The housing reports weren’t universally upbeat. A CoreLogic survey found that only half of the 9.7 million buyers currently under water on their mortgages would be interested in buying again if they get out from under the homes they own. Add to that another 11.2 million “under-equitied” owners, who would not clear enough from the sale of their homes to afford another, and you have a large enough chunk of the prospective buyer market to cast a sizable shadow over future home buying demand.
A Mixed Bag
But even with that hint of an impending drizzle on the housing parade, there is no question that good reports continue to outweigh the negative ones in the housing sector. In other segments of the economy, reports have been more mixed.
The slow pace at which the labor market is absorbing unemployed workers and new job-hunters is the biggest concern, but the “disappointing” retail sales report for June also made many analysts frown, raising questions about the consumer spending outlook for the rest of the year.
On the other hand, factory activity hit a two-year high in July and durable goods orders, reported by the Commerce Department, increased by 4.2 percent, triple the median forecast.
Consumers, whose spending drives 70 percent of the economy, appear to be suffering from mood swings, judging by differences in the two key confidence surveys. The Thomson/Reuters final confidence survey in July reached its highest level in six years (85.1 vs. 84.1 in June), beating the consensus forecast and improving on the preliminary survey, which had indicated a decline to 83.9 from the June level. Respondents to this survey were feeling considerably better about current conditions (98.6 for this component of the index vs. 93.8 in June) than they were about the outlook for the next six months, which slipped a bit to 76.5 from the June reading of 77.8.
The Conference Board’s survey, released a few days later, found consumers less upbeat: The July reading fell to 80.3 from an upwardly revised June reading of 82.1. But like the Thomson/Reuters survey, this one showed consumers more optimistic about current conditions (which increased to 73.6 from 68.7) than about the future outlook, which slid to 84.7 from 91.1.
Leading economic indicators were unchanged in June and the second quarter growth rate, at 1.1 percent, was stronger than expected, indicating that most segments of the economy are at least holding their own against the downdraft crated by the sequester-mandated cuts in government spending.
A Better Half
The Federal Reserve’s Beige Book analysis of economic conditions reported “modest to moderate” growth in most regions, predicting that growth will accelerate in the second half of this year. That reflects what appears to be a growing consensus among private sector economists and business executives.

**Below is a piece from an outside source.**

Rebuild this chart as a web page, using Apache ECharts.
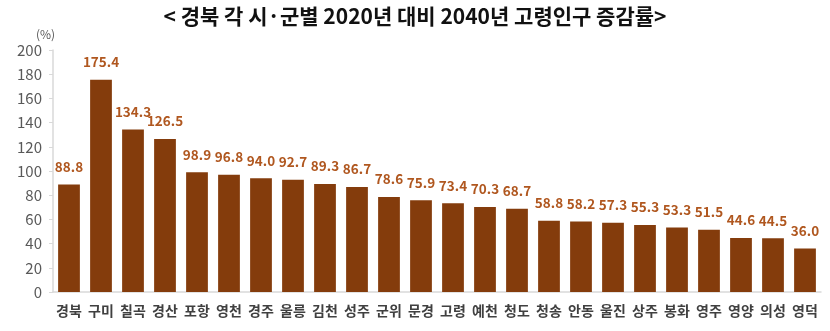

More than 70 percent of the small business economists responding to a recent survey predicted that the economy will grow more than 2 percent in the next 6 to 12 months compared with only 50 percent who held that relatively upbeat view a year ago.
Jeff Fettig, chief executive officer of Whirlpool, thinks an improving outlook for consumer spending justifies that view. “We are seeing, we think, sustainable, profound demand recovery in the U.S. Marketplace,” he told reporters during a recent earning call. Based on what it perceives as broadly favorable trends, the company is expecting demand for its products to increase by 8 percent this year, up from 6 percent projected a few months ago. “We continue to see very positive trends in U.S. housing,” Fettig said, “[but we’re] seeing a pickup in demand really in all segments of the market.”